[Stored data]
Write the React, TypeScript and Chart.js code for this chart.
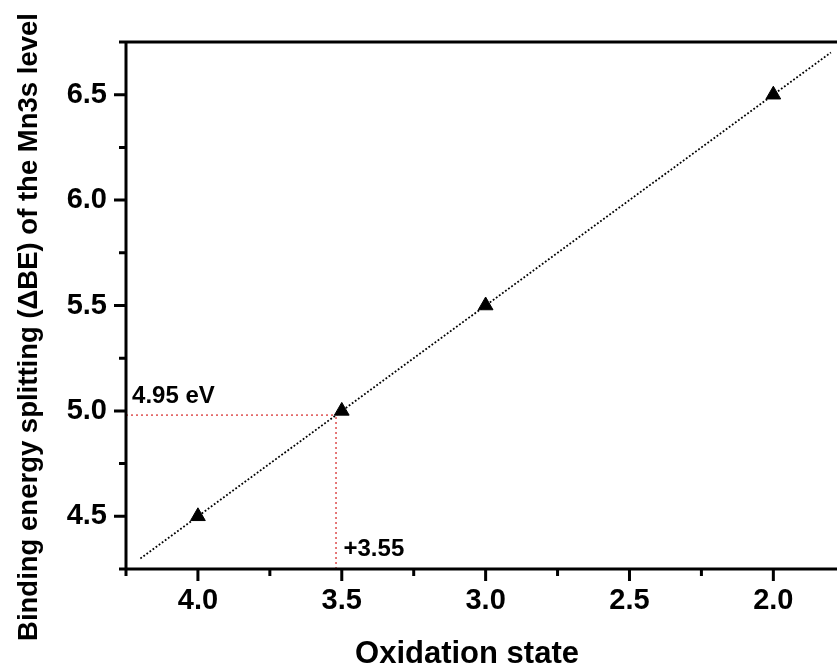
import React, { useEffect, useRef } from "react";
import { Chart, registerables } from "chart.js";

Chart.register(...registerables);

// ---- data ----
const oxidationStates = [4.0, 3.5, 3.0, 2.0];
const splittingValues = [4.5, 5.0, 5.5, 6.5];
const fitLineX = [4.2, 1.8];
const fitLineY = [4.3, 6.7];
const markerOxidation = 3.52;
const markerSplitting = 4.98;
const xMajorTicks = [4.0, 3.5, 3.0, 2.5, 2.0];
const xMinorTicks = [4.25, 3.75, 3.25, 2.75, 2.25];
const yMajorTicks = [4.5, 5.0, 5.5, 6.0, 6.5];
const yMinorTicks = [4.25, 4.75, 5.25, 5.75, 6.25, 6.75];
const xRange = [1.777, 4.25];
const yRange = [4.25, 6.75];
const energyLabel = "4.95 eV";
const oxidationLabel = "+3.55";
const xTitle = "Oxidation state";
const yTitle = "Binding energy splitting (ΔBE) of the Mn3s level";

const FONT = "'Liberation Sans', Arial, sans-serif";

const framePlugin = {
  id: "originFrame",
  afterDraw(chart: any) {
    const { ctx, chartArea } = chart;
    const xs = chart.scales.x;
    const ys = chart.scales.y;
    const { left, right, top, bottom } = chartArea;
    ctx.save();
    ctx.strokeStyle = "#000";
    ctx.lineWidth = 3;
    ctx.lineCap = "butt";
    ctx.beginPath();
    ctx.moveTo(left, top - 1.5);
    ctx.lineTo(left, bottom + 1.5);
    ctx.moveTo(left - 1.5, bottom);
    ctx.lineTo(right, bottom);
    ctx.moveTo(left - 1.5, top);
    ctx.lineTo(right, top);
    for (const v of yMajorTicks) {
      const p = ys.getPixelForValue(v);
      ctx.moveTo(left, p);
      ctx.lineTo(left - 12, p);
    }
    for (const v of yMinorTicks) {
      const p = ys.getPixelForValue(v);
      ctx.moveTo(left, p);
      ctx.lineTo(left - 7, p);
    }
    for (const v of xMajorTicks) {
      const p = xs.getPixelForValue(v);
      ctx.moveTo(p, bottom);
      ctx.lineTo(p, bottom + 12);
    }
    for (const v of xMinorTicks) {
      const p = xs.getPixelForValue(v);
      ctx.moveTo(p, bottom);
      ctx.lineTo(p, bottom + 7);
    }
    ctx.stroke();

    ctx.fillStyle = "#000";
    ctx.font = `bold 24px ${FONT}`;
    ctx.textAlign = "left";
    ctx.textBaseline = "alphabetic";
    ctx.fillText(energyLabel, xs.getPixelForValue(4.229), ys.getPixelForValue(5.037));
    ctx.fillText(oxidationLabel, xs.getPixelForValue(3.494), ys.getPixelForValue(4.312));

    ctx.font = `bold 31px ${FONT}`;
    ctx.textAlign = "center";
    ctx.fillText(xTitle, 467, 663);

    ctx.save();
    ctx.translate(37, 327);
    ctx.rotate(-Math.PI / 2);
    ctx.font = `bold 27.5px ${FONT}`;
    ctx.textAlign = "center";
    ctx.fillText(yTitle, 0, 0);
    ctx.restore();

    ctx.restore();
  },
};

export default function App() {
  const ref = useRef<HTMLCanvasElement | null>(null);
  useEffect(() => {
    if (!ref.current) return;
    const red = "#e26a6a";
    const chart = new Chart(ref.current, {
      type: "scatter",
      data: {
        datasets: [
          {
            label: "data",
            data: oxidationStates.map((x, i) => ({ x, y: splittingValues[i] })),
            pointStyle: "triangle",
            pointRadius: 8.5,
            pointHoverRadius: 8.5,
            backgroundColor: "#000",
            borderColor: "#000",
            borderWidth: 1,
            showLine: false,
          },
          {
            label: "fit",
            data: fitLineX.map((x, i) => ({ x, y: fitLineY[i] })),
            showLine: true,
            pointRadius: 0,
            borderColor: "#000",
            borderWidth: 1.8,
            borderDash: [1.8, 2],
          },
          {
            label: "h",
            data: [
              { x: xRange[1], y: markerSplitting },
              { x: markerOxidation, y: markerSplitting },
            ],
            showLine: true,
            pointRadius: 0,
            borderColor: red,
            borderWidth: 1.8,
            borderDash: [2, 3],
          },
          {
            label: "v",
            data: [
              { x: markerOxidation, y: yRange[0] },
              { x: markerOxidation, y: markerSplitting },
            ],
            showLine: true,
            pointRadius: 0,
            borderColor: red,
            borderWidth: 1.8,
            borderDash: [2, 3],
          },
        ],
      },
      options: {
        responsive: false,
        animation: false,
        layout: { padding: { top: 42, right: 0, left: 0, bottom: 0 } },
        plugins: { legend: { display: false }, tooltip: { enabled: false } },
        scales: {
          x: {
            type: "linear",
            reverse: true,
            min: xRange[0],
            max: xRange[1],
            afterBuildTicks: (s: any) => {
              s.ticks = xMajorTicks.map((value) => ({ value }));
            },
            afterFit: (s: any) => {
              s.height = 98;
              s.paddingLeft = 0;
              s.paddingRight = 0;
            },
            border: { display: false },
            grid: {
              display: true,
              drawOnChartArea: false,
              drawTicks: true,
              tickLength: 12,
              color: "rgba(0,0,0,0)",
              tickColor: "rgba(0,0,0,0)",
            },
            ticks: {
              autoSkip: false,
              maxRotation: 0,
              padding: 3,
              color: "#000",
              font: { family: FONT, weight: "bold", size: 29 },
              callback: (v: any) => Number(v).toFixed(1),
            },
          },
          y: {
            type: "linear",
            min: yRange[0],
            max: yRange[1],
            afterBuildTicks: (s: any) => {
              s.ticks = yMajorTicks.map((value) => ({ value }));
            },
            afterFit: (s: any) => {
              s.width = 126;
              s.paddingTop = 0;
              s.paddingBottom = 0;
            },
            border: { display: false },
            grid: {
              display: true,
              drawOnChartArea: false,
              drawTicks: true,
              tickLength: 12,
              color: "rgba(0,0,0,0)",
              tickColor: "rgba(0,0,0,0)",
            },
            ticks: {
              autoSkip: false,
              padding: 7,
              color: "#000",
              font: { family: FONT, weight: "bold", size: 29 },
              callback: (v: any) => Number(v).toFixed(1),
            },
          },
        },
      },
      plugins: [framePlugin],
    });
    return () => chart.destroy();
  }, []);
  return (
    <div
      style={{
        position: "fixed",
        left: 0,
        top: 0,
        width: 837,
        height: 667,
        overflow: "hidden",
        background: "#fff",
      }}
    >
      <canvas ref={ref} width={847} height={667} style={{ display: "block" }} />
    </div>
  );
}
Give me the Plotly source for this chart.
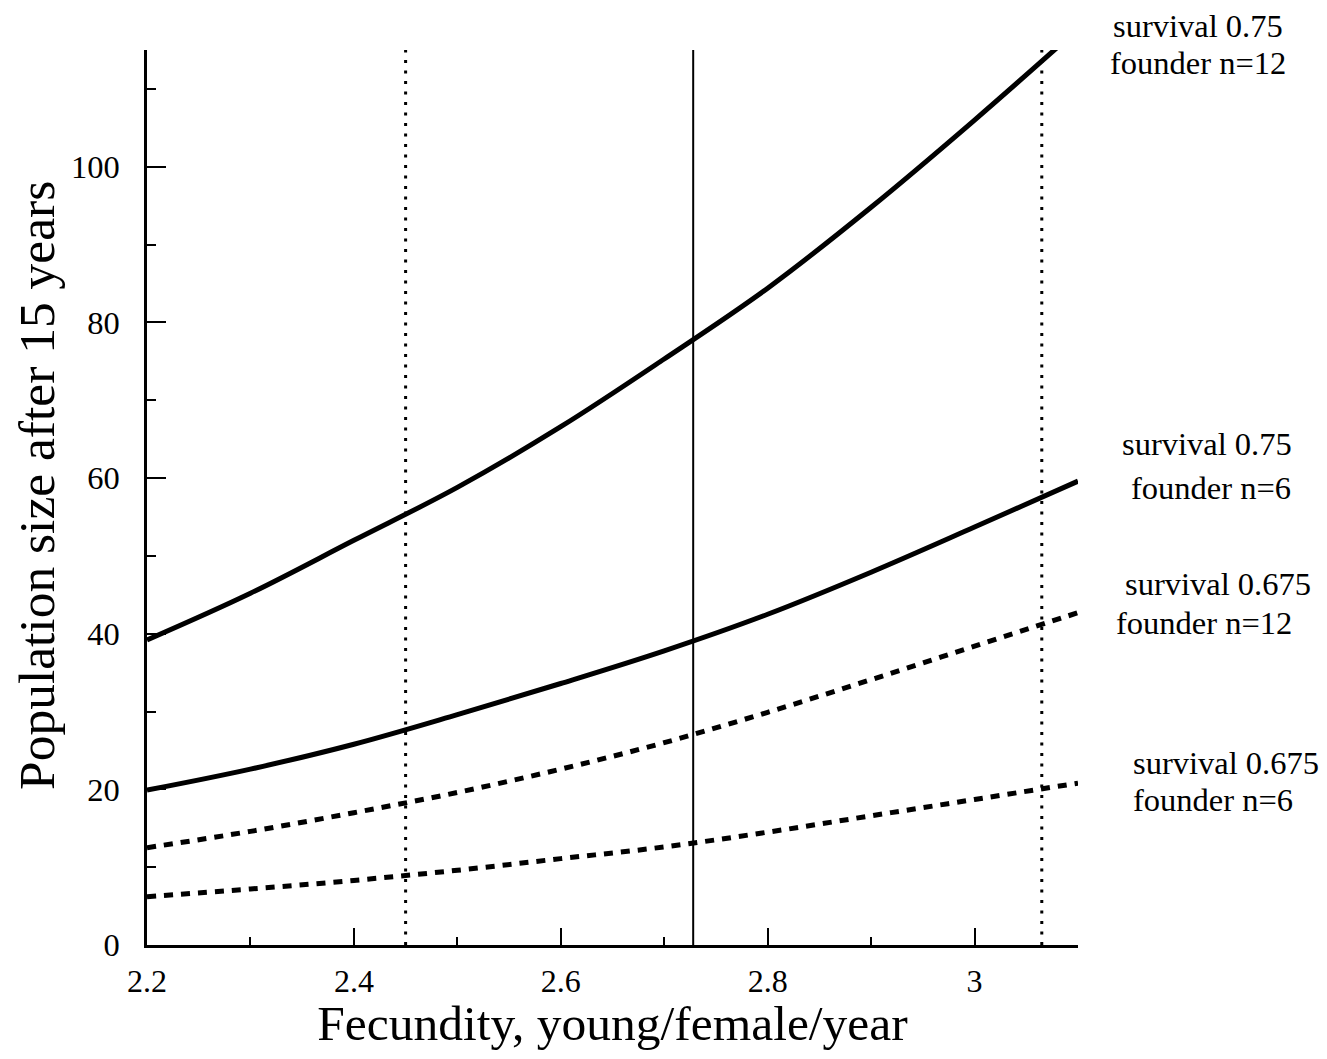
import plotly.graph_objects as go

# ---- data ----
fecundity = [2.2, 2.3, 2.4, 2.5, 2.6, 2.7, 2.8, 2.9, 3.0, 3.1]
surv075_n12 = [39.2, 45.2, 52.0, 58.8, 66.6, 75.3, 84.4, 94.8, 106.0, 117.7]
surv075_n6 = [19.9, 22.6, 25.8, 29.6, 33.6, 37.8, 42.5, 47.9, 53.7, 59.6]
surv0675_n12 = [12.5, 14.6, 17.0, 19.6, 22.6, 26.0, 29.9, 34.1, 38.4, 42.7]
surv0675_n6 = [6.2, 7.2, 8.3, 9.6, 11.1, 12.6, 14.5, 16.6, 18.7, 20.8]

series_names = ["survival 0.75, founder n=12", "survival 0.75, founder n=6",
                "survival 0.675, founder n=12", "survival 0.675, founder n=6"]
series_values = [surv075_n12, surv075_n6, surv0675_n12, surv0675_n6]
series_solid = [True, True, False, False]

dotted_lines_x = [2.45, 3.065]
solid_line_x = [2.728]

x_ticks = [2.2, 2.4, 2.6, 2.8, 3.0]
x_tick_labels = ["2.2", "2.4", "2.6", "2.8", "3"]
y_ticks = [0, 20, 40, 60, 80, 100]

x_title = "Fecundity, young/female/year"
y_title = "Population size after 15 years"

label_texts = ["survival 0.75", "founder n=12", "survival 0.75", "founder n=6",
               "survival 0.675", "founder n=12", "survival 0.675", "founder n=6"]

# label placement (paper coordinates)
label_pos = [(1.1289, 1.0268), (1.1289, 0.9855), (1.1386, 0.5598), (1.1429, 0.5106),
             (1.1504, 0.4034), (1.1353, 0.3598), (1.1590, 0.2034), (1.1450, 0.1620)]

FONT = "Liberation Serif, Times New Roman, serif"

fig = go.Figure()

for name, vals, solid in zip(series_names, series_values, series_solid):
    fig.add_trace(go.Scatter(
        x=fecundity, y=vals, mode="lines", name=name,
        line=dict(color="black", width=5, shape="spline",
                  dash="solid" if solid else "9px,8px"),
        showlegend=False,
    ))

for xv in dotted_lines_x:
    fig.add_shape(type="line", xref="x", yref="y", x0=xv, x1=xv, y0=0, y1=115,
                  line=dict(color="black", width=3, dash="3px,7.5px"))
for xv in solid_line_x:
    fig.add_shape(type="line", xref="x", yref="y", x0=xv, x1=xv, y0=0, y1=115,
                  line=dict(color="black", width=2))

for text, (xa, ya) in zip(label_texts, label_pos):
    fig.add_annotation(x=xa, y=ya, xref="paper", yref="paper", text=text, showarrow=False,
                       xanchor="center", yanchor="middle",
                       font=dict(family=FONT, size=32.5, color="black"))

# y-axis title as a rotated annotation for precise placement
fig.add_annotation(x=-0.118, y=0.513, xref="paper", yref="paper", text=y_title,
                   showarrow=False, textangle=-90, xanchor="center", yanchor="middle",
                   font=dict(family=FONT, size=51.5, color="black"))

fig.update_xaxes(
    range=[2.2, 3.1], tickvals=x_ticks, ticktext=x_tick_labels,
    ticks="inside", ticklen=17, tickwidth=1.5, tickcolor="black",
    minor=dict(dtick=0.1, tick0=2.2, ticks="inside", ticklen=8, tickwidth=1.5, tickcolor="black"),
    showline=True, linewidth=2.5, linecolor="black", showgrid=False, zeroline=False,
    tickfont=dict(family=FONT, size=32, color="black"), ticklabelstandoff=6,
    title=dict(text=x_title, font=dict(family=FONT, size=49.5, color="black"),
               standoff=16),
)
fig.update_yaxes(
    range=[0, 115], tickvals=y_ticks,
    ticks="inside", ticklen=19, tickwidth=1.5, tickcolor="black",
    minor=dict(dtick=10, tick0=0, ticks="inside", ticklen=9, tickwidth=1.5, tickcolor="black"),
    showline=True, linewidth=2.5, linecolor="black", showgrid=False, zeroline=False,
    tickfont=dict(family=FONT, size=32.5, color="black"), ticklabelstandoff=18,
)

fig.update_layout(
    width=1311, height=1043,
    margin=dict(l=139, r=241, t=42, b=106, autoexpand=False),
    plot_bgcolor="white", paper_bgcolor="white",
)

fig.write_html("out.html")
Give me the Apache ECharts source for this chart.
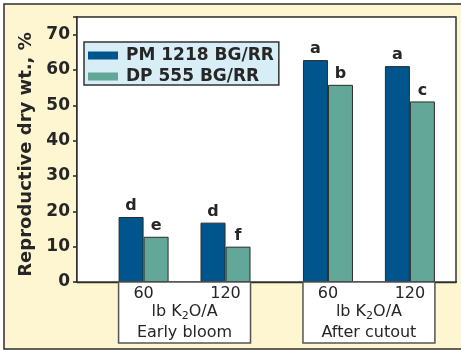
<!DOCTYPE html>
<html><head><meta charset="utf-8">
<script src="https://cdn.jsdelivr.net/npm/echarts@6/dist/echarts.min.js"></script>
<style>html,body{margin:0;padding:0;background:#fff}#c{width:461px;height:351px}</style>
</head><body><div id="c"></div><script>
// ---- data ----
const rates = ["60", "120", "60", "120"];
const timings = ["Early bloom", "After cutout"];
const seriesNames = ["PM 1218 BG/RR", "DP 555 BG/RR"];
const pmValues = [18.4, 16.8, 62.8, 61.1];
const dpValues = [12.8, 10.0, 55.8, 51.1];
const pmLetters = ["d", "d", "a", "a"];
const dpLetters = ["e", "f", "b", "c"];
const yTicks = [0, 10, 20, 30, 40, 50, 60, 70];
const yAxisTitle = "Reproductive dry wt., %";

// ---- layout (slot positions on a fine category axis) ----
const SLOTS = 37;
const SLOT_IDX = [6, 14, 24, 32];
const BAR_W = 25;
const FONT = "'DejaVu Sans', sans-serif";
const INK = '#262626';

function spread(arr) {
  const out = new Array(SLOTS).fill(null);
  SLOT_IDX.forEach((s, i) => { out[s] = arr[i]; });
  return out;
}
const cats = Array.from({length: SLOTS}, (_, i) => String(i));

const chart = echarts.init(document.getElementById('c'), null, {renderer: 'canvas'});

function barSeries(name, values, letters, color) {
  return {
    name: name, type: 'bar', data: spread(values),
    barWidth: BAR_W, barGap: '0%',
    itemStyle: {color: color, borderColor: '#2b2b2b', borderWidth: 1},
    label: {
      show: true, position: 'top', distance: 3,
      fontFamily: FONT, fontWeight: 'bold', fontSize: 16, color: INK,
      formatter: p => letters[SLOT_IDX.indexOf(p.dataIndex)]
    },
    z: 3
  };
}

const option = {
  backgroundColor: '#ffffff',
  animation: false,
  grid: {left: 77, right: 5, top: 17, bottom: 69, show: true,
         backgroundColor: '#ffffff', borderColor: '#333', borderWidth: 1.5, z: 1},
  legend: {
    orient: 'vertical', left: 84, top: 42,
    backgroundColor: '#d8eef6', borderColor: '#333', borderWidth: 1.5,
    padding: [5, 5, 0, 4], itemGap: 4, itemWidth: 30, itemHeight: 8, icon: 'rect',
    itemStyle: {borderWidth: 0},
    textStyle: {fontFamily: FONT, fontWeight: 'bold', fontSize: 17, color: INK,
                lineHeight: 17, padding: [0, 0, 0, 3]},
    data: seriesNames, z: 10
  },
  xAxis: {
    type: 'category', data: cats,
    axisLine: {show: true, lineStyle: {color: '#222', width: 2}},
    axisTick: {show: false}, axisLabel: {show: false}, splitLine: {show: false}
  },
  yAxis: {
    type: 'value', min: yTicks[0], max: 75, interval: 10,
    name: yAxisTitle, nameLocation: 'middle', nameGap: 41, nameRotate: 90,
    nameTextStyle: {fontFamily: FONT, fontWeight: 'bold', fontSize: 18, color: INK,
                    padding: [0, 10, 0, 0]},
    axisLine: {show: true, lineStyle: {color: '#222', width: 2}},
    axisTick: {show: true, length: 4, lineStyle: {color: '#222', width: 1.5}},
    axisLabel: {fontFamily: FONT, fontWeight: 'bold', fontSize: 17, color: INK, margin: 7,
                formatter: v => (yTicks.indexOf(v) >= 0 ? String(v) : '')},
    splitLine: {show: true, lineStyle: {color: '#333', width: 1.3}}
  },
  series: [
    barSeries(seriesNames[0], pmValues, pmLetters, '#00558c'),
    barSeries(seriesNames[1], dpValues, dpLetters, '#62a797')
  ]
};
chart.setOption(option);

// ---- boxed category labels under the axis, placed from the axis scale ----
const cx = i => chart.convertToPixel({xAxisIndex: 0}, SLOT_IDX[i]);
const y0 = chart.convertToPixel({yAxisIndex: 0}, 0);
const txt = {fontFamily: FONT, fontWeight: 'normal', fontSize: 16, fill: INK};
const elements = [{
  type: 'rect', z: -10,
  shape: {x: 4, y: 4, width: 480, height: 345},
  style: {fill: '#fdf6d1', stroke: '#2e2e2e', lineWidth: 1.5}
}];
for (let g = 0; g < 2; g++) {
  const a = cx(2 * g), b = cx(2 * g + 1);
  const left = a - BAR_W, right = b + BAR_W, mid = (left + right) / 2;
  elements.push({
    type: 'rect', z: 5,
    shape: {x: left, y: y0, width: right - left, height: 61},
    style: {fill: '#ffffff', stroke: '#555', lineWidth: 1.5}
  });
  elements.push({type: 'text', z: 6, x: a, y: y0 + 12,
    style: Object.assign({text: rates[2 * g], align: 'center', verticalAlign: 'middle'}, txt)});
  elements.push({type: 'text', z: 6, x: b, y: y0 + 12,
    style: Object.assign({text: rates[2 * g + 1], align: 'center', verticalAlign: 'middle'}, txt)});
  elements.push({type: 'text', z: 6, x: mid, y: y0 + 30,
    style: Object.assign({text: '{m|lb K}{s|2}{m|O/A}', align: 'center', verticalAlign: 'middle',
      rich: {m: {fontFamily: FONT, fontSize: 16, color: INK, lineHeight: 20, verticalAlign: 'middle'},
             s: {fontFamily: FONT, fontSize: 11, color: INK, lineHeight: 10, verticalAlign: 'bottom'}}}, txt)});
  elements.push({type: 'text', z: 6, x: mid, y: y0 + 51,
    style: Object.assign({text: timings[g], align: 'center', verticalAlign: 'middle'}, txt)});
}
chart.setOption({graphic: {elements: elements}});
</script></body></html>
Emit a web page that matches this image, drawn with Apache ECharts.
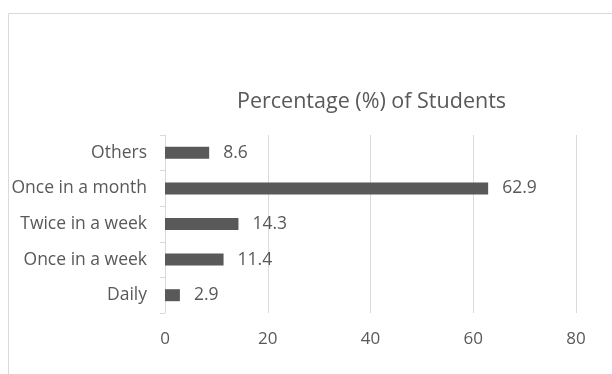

# WORK INSTRUCTIONS
Skip the pictures, please, and transcribe only the lines from the beginning of the material through the one that contains "Chart.register(...registerables);".

# RESULT
Write the React, TypeScript and Chart.js code for this chart.
import React, { useEffect, useRef } from "react";
import { Chart, registerables } from "chart.js";

Chart.register(...registerables);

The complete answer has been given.